EXERCISE DESCRIPTION:
Your task is to transcribe, without alteration, the lines from the top of the material below through the line bearing "const yAxisTitle = 'Anomalia", inclusive.
>>>
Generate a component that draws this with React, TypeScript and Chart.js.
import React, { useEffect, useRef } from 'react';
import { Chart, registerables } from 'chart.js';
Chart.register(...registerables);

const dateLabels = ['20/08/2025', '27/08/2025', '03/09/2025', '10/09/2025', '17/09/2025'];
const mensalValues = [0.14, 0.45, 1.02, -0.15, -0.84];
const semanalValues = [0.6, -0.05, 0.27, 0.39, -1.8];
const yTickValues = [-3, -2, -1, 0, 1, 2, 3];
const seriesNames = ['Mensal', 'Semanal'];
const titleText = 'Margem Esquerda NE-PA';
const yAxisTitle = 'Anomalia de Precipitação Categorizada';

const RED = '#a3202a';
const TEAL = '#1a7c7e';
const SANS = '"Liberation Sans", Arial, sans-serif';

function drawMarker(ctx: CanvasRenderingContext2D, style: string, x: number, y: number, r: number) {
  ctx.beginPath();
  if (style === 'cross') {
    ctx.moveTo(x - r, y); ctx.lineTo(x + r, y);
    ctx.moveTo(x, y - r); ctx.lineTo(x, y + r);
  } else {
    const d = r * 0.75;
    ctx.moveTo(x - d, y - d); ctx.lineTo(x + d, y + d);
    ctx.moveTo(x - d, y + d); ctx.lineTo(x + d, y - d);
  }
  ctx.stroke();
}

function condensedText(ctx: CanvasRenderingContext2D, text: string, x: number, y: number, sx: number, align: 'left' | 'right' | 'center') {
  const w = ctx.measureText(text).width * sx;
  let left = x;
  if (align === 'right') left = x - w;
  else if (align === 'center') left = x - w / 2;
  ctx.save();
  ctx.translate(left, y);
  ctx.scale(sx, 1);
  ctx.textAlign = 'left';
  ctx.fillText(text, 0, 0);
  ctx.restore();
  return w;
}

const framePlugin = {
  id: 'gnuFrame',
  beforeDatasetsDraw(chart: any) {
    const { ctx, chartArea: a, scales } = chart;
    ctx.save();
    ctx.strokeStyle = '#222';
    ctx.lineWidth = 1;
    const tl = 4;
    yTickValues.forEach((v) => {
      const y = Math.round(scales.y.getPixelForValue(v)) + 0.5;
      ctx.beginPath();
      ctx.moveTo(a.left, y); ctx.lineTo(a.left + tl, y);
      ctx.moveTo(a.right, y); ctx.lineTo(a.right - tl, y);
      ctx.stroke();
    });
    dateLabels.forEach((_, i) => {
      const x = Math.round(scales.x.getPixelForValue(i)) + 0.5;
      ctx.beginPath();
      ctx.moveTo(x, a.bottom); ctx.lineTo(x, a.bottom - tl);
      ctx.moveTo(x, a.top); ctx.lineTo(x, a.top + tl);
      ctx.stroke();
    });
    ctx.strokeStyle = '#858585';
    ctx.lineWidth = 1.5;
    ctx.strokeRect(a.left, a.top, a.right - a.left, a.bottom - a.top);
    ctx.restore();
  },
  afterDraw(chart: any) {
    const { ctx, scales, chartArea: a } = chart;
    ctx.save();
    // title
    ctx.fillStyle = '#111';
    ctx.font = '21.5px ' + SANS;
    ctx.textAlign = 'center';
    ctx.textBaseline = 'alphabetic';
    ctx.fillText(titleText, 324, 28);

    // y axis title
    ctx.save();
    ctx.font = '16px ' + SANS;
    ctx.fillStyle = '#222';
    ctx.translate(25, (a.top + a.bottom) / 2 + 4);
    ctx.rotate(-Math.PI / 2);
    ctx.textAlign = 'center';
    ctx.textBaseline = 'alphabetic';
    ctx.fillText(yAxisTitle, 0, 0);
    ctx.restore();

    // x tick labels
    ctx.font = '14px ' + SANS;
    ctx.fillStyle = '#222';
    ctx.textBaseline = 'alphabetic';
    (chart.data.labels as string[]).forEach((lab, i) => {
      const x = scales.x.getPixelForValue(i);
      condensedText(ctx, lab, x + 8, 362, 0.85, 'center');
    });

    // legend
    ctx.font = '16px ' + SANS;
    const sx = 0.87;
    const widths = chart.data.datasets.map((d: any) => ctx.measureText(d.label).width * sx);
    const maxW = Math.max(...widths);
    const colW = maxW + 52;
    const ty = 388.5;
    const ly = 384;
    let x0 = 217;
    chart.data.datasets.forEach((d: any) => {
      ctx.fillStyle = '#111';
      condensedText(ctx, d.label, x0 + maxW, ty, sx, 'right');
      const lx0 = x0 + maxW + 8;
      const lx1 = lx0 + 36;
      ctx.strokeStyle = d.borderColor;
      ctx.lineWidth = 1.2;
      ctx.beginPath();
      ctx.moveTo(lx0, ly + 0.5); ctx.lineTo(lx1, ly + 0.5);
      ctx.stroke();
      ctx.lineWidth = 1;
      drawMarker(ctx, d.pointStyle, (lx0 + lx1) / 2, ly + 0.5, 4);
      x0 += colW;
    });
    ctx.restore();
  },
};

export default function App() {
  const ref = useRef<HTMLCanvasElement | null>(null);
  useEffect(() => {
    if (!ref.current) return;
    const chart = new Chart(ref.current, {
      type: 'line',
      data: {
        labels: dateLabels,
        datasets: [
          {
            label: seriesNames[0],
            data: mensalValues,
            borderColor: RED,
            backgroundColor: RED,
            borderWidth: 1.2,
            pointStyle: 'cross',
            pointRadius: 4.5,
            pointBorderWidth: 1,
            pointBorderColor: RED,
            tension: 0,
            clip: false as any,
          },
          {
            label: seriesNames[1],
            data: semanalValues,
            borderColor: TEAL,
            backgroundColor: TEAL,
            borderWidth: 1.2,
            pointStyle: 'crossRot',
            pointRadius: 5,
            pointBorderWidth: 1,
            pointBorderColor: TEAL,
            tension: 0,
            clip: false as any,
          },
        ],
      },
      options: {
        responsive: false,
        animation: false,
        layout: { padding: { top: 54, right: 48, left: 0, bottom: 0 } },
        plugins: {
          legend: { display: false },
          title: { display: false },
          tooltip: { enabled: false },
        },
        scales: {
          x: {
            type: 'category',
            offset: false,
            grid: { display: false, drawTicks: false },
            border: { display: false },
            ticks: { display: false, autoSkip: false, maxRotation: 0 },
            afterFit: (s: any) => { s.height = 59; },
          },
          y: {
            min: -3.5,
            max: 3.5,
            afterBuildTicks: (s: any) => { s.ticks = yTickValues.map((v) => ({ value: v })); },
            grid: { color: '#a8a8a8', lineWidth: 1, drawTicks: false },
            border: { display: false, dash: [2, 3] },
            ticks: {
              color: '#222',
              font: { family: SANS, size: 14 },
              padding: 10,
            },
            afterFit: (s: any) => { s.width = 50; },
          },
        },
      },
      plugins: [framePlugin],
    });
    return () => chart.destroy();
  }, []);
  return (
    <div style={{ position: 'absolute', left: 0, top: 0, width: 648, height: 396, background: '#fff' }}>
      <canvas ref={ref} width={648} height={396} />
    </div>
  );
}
<<<
RIGHT ANSWER:
Generate a component that draws this with React, TypeScript and Chart.js.
import React, { useEffect, useRef } from 'react';
import { Chart, registerables } from 'chart.js';
Chart.register(...registerables);

const dateLabels = ['20/08/2025', '27/08/2025', '03/09/2025', '10/09/2025', '17/09/2025'];
const mensalValues = [0.14, 0.45, 1.02, -0.15, -0.84];
const semanalValues = [0.6, -0.05, 0.27, 0.39, -1.8];
const yTickValues = [-3, -2, -1, 0, 1, 2, 3];
const seriesNames = ['Mensal', 'Semanal'];
const titleText = 'Margem Esquerda NE-PA';
const yAxisTitle = 'Anomalia de Precipitação Categorizada';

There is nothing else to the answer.